Narrow linewidth lasers with integrated waveguide external-cavity feedback structures have attracted widespread attention due to their smaller package size and more stable performance. Essentially, waveguide external-cavity feedback follows the same technical principles as fiber external-cavity feedback, but the diversity of semiconductor materials and micro-nano processing technologies enable more compact and stable laser systems, enhancing the practicality of waveguide external-cavity feedback narrow linewidth lasers. Commonly used semiconductor laser materials include Si, Si₃N₄, and III-V compounds.

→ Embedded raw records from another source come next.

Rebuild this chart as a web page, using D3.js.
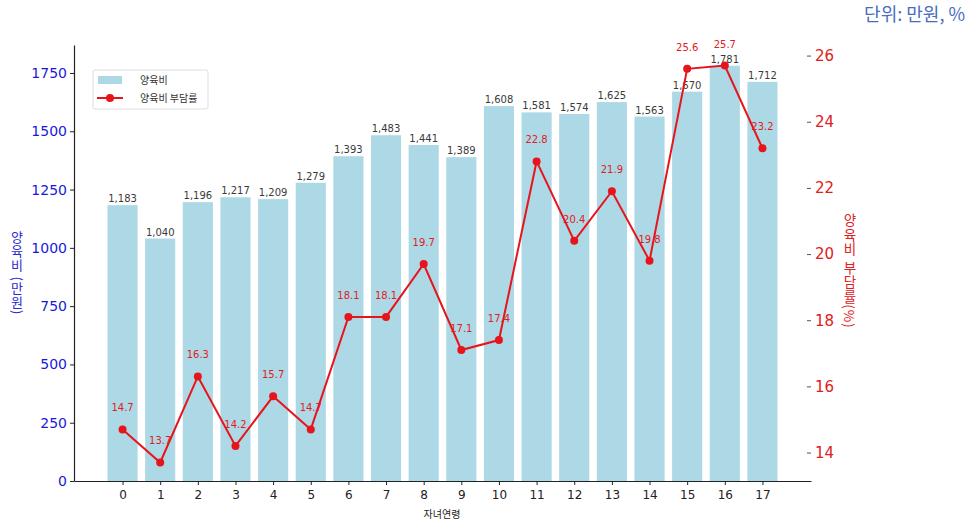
<!DOCTYPE html>
<html><head><meta charset="utf-8">
<script src="https://cdn.jsdelivr.net/npm/d3@7"></script>
<style>body{margin:0;background:#fff;} svg{display:block;}</style>
</head><body>
<svg id="c" width="975" height="523"></svg>
<script>
const ages = [0,1,2,3,4,5,6,7,8,9,10,11,12,13,14,15,16,17];
const costs = [1183,1040,1196,1217,1209,1279,1393,1483,1441,1389,1608,1581,1574,1625,1563,1670,1781,1712];
const rates = [14.7,13.7,16.3,14.2,15.7,14.7,18.1,18.1,19.7,17.1,17.4,22.8,20.4,21.9,19.8,25.6,25.7,23.2];
const leftTicks = [0,250,500,750,1000,1250,1500,1750];
const rightTicks = [14,16,18,20,22,24,26];

const svg = d3.select("#c");
const L = 74, R = 811, T = 45, B = 481;
const x = d3.scaleLinear().domain([-1.29, 18.29]).range([L, R]);
const yL = d3.scaleLinear().domain([0, 1870]).range([B, T]);
const yR = d3.scaleLinear().domain([13.14, 26.32]).range([B, T]);
const bw = x(0.4) - x(-0.4);
const tickFont = "DejaVu Sans, sans-serif";
const kFont = "'Noto Sans CJK KR', sans-serif";

// bars
svg.append("g").selectAll("rect").data(ages).join("rect")
  .attr("x", (d) => x(d) - bw/2).attr("width", bw)
  .attr("y", (d,i) => yL(costs[i])).attr("height", (d,i) => B - yL(costs[i]))
  .attr("fill", "#add8e6");

// bar labels
svg.append("g").selectAll("text").data(ages).join("text")
  .attr("x", d => x(d)).attr("y", (d,i) => yL(costs[i]) - 3)
  .attr("text-anchor", "middle").attr("font-family", tickFont).attr("font-size", 10)
  .attr("fill", "#3a3a3a").text((d,i) => d3.format(",")(costs[i]));

// axes
const gx = svg.append("g").attr("transform", `translate(0,${B})`)
  .call(d3.axisBottom(x).tickValues(ages).tickFormat(d3.format("d")).tickSize(4).tickSizeOuter(0));
gx.select(".domain").attr("stroke", "#222").attr("stroke-width", 1.2);
gx.selectAll("text").attr("font-family", tickFont).attr("font-size", 12).attr("fill", "#222").attr("dy", "0.9em");
gx.selectAll(".tick line").attr("stroke", "#222");

const gl = svg.append("g").attr("transform", `translate(${L},0)`)
  .call(d3.axisLeft(yL).tickValues(leftTicks).tickFormat(d3.format("d")).tickSize(4).tickSizeOuter(0));
gl.select(".domain").attr("stroke", "#222").attr("stroke-width", 1.2);
gl.selectAll("text").attr("font-family", tickFont).attr("font-size", 14).attr("fill", "#1a1adb");
gl.selectAll(".tick line").attr("stroke", "#222");

const gr = svg.append("g").attr("transform", `translate(${R - 4},0)`)
  .call(d3.axisRight(yR).tickValues(rightTicks).tickSize(4).tickSizeOuter(0));
gr.select(".domain").remove();
gr.selectAll("text").attr("font-family", tickFont).attr("font-size", 15).attr("fill", "#e02020").attr("x", 8);
gr.selectAll(".tick line").attr("stroke", "#555");

// line
const line = d3.line().x((d,i) => x(ages[i])).y(d => yR(d));
svg.append("path").datum(rates).attr("d", line)
  .attr("fill", "none").attr("stroke", "#e8141b").attr("stroke-width", 2);
svg.append("g").selectAll("circle").data(rates).join("circle")
  .attr("cx", (d,i) => x(ages[i])).attr("cy", d => yR(d)).attr("r", 4)
  .attr("fill", "#e8141b");
svg.append("g").selectAll("text").data(rates).join("text")
  .attr("x", (d,i) => x(ages[i])).attr("y", d => yR(d) - 18)
  .attr("text-anchor", "middle").attr("font-family", tickFont).attr("font-size", 10)
  .attr("fill", "#e02020").text(d => d3.format(".1f")(d));

// axis titles (vertical writing)
svg.append("text").attr("x", 17).attr("y", 273)
  .style("writing-mode", "vertical-rl").style("letter-spacing", "1px")
  .attr("text-anchor", "middle").attr("font-family", kFont).attr("font-size", 13)
  .attr("fill", "#2a2ad0").text("양육비 (만원)");
svg.append("text").attr("x", 850).attr("y", 271)
  .style("writing-mode", "vertical-rl").style("letter-spacing", "1px")
  .attr("text-anchor", "middle").attr("font-family", kFont).attr("font-size", 13.5)
  .attr("fill", "#e02020").text("양육비 부담률(%)");
svg.append("text").attr("x", 442).attr("y", 518)
  .attr("text-anchor", "middle").attr("font-family", kFont).attr("font-size", 10)
  .attr("fill", "#222").text("자녀연령");
svg.append("text").attr("x", 965).attr("y", 21)
  .attr("text-anchor", "end").attr("font-family", kFont).attr("font-size", 18)
  .attr("fill", "#4a6cc0").text("단위: 만원, %");

// legend
const lg = svg.append("g").attr("transform", "translate(93,70)");
lg.append("rect").attr("width", 115).attr("height", 39).attr("rx", 2)
  .attr("fill", "#fff").attr("stroke", "#ddd");
lg.append("rect").attr("x", 5).attr("y", 6).attr("width", 24).attr("height", 8).attr("fill", "#add8e6");
lg.append("line").attr("x1", 4).attr("x2", 30).attr("y1", 28).attr("y2", 28)
  .attr("stroke", "#e8141b").attr("stroke-width", 2);
lg.append("circle").attr("cx", 17).attr("cy", 28).attr("r", 4).attr("fill", "#e8141b");
lg.append("text").attr("x", 47).attr("y", 14).attr("font-family", kFont).attr("font-size", 10)
  .attr("fill", "#333").text("양육비");
lg.append("text").attr("x", 47).attr("y", 32).attr("font-family", kFont).attr("font-size", 10)
  .attr("fill", "#333").text("양육비 부담률");
</script>
</body></html>
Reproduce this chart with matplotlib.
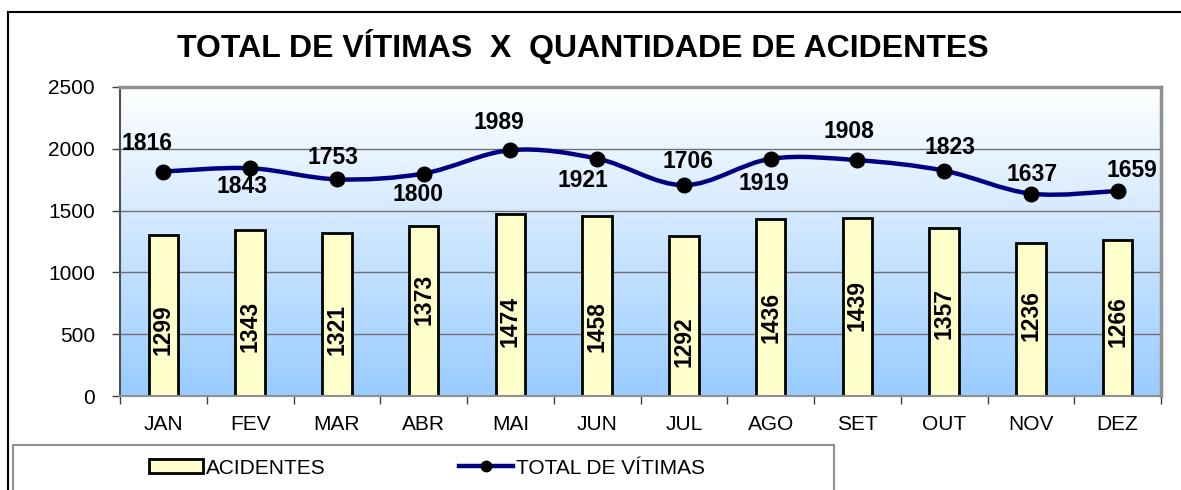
import numpy as np
import matplotlib
matplotlib.use("Agg")
import matplotlib.pyplot as plt
from matplotlib.path import Path
from matplotlib.patches import PathPatch, Rectangle
from matplotlib.lines import Line2D

plt.rcParams['font.family'] = ['Liberation Sans', 'DejaVu Sans']

# dados mensais
meses = ["JAN", "FEV", "MAR", "ABR", "MAI", "JUN", "JUL", "AGO", "SET", "OUT", "NOV", "DEZ"]
acidentes = [1299, 1343, 1321, 1373, 1474, 1458, 1292, 1436, 1439, 1357, 1236, 1266]
vitimas = [1816, 1843, 1753, 1800, 1989, 1921, 1706, 1919, 1908, 1823, 1637, 1659]

# posicao dos rotulos (altura do centro do rotulo nas barras, deslocamento em pontos na linha)
pos_rot_barras = [534, 566, 534, 785, 600, 558, 437, 639, 736, 671, 655, 599]
desl_rot_linha = [(-12, 20), (-6, -13), (-3, 16), (-4, -15), (-8, 20), (-10, -16),
                  (3, 17), (-5, -18), (-6, 21), (4, 17), (1, 14), (10, 15)]


def curva_suave(x, y):
    """Caminho Bezier (Catmull-Rom) passando pelos pontos, como a linha suavizada do Excel."""
    pts = np.column_stack([x, y]).astype(float)
    verts = [pts[0]]
    codes = [Path.MOVETO]
    n = len(pts)
    for i in range(n - 1):
        p0 = pts[i - 1] if i > 0 else pts[i]
        p1 = pts[i]
        p2 = pts[i + 1]
        p3 = pts[i + 2] if i + 2 < n else pts[i + 1]
        c1 = p1 + (p2 - p0) / 6.0
        c2 = p2 - (p3 - p1) / 6.0
        verts += [c1, c2, p2]
        codes += [Path.CURVE4] * 3
    return Path(verts, codes)


W, H = 1181, 490
fig = plt.figure(figsize=(W / 100, H / 100), dpi=100)
ax = fig.add_axes([120 / W, 1 - 396 / H, (1161 - 120) / W, (396 - 87) / H])

x = np.arange(len(meses))

# fundo em degrade (azul claro embaixo -> branco em cima)
grad = np.linspace(0, 1, 256).reshape(-1, 1)
topo = np.array([1.0, 1.0, 1.0])
base = np.array([0.60, 0.80, 1.0])
cores = base + (topo - base) * grad[..., None]
ax.imshow(cores, extent=[-0.5, 11.5, 0, 2500], aspect='auto', zorder=0, origin='lower')

ax.set_xlim(-0.5, 11.5)
ax.set_ylim(0, 2500)

for v in [500, 1000, 1500, 2000]:
    ax.axhline(v, color='#707070', lw=1.0, zorder=1)

ax.bar(x, acidentes, width=0.34, color='#FFFFCC', edgecolor='black', linewidth=2.0, zorder=2)

for xi, val, yp in zip(x, acidentes, pos_rot_barras):
    ax.text(xi, yp, str(val), rotation=90, ha='center', va='center',
            fontsize=16.5, fontweight='bold', zorder=5)

caminho = curva_suave(x, vitimas)
ax.add_patch(PathPatch(caminho, facecolor='none', edgecolor='#000080', lw=3.2, zorder=3,
                       capstyle='round'))
ax.plot(x, vitimas, linestyle='none', marker='o', markersize=10.5, color='black', zorder=4)

for xi, val, (dx, dy) in zip(x, vitimas, desl_rot_linha):
    ax.annotate(str(val), (xi, val), xytext=(dx, dy), textcoords='offset points',
                ha='center', va='center', fontsize=16.5, fontweight='bold', zorder=5)

# eixos
ax.set_yticks(range(0, 2501, 500))
ax.set_xticks(x)
ax.set_xticklabels(meses)
ax.set_xticks(np.arange(-0.5, 12, 1), minor=True)
ax.tick_params(axis='x', which='major', length=0, pad=14, labelsize=15)
ax.tick_params(axis='x', which='minor', length=6, width=1, color='#404040', direction='out')
ax.tick_params(axis='y', length=6, width=1, color='#404040', pad=12, labelsize=15)

for lado in ['top', 'right']:
    ax.spines[lado].set_color('#909090')
    ax.spines[lado].set_linewidth(2.5)
ax.spines['left'].set_color('#505050')
ax.spines['left'].set_linewidth(1.5)
ax.spines['bottom'].set_color('#909090')
ax.spines['bottom'].set_linewidth(1.5)

fig.text(583 / W, 1 - 46 / H, "TOTAL DE VÍTIMAS  X  QUANTIDADE DE ACIDENTES",
         ha='center', va='center', fontsize=23, fontweight='bold')

# moldura externa
fig.add_artist(Line2D([8 / W, 1], [1 - 12 / H, 1 - 12 / H], color='black', lw=1.5,
                      transform=fig.transFigure))
fig.add_artist(Line2D([8 / W, 8 / W], [0, 1 - 12 / H], color='black', lw=1.5,
                      transform=fig.transFigure))

# caixa da legenda
fig.add_artist(Rectangle((13 / W, -0.05), (834 - 13) / W, 0.05 + 1 - 445 / H,
                         transform=fig.transFigure, facecolor='white',
                         edgecolor='#909090', lw=1.5))
h_bar = Rectangle((0, 0), 1, 1, facecolor='#FFFFCC', edgecolor='black', lw=2.0)
h_lin = Line2D([], [], color='#000080', lw=3.2, marker='o', markersize=7.5,
               markerfacecolor='black', markeredgecolor='black')
fig.legend([h_bar, h_lin], ["ACIDENTES", "TOTAL DE VÍTIMAS"], ncol=2,
           loc='center left', bbox_to_anchor=(130 / W, 1 - 468 / H),
           frameon=False, fontsize=15, handlelength=2.6, handleheight=0.62,
           handletextpad=0.15, columnspacing=6.4)

fig.savefig("out.png", dpi=100)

Optoelectronic Oscillation Laser Configuration
The optoelectronic oscillation laser configuration is a special feedback laser architecture, where the feedback signal is typically an electrical signal or simultaneous optoelectronic feedback. The earliest optoelectronic feedback technology applied to lasers was the PDH frequency stabilization technique, which uses electrical negative feedback to adjust the cavity length and lock the laser frequency to reference spectra, such as high-Q resonator modes and cold-atom absorption lines. Through negative feedback tuning, the laser resonator can match the laser operating state in real time, reducing frequency instability to the order of 10⁻¹⁷. However, electrical feedback suffers from significant limitations, including slow response speed and overly complex servo systems involving extensive circuitry. These factors result in high technical difficulty, stringent control precision, and high costs for laser systems. Furthermore, the system’s strong dependence on reference sources strictly confines the laser wavelength to specific frequency points, further restricting its practical applicability.